*Editor’s Note: The “Views from NAU” blog series highlights the thoughts of different people affiliated with NAU, including faculty members sharing opinions or research in their areas of expertise. The views expressed reflect the authors’ own personal perspectives.
By Marc Tollis
Assistant professor, School of Informatics, Computing, and Cyber Systems
I was born and raised in Rego Park, Queens, and on Sept, 11, 2001, I was in my last year of college. I commuted every day to school, getting up early in the morning to embark on the 50-minute bus-subway-walking trip to New York University in downtown Manhattan. However, it was a Tuesday, and I didn’t have an early class that day.

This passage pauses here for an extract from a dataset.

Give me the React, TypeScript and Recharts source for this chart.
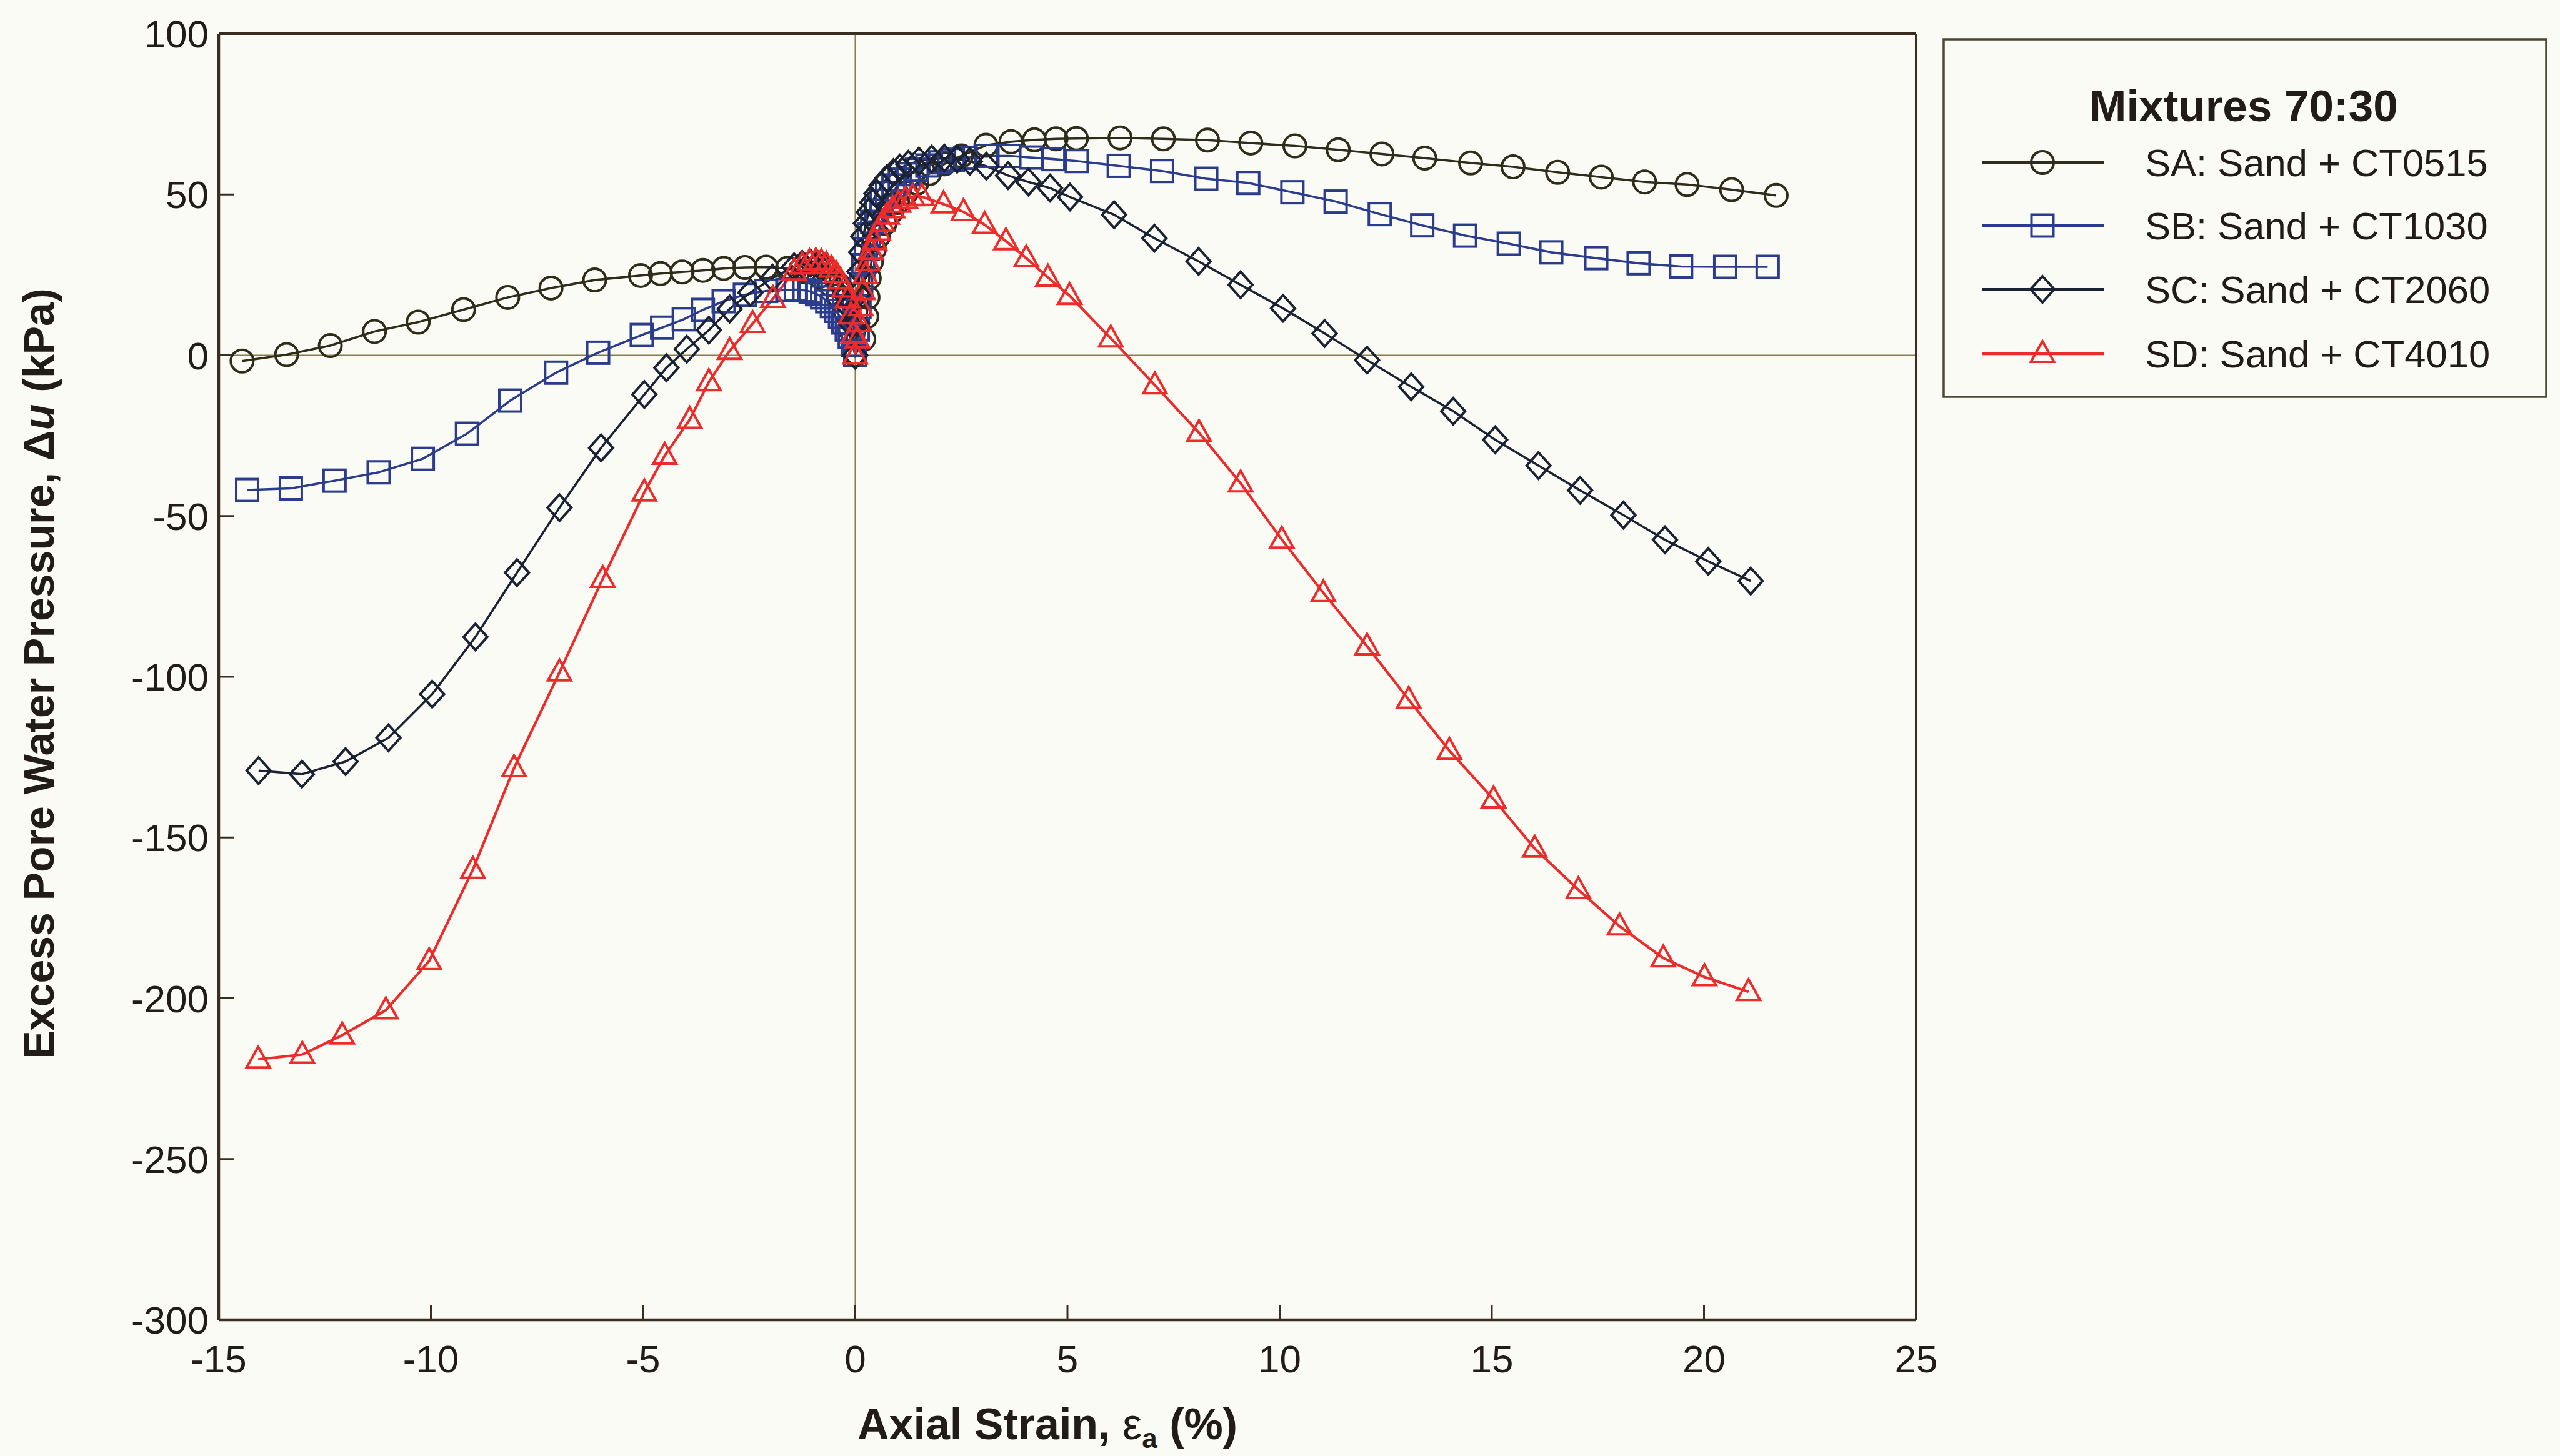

I liked to wake up to “The Howard Stern Show,” so my alarm clock radio was tuned to 92.3 FM. I could hear Howard’s and Robin’s voices in the background but was able to pay no mind as I drifted in and out of sleep. At one point, I realized they were mentioning “fire,” “planes” and “World Trade Center.” The World Trade Center had been bombed before, in 1993, when I was 15, so I woke up immediately. I learned that a plane had just hit the North Tower. Soon after, Howard and Robin reported that another plane had hit the South Tower. The first plane hit at 8:46 a.m. while the second hit at 9:03 a.m., so my first memory of 9/11 is that I was getting live reporting at about 9 a.m., from Howard Stern, which was pretty much before anybody else I knew had heard what happened. (This of course was before smart phones and social media.)
My mother worked in midtown on the east side of Manhattan, my father worked in Harlem, which was uptown, so I knew they were safe, but my sister, who was also attending NYU, lived in a dormitory downtown, which was extremely worrisome. Glued to cable television, at home alone, I watched the South Tower collapse live on television, followed by the North Tower about 30 minutes later. It was one of the worst things I’ve ever seen in my life. We had an upper balcony in that house, and from there in the distance I could see the smoke billowing from what became known as Ground Zero, just nine short miles away. It was a hellish day, using land lines to try to account for friends and family—we lost cell phone service after the North Tower collapsed.
We didn’t know anyone who worked near Ground Zero, so thankfully everyone we knew was safe. My parents came home in the afternoon, and we watched the now-famous footage over and over again, in shock and sadness. We eventually heard from my sister and learned she was in a stalled subway car underground when everything happened, where all the passengers remained for hours, after which they were escorted off the train, down the subway tunnel and out of a manhole. We learned about what happened at the Pentagon and Flight 93, and I talked on the phone with friends about whether or not attacks like those might happen in all the world’s cities that day. We didn’t know what was going to happen.
After that day, all of Manhattan south of 14th Street was off-limits to pedestrian and automobile traffic. NYU was closed for weeks, taking a chunk out of my final year of college. We lived under a La Guardia Airport flight path, and the grounding of planes in the aftermath of 9/11 meant there was a noticeable silence above us. The La Guardia planes eventually came back, but New York was never the same.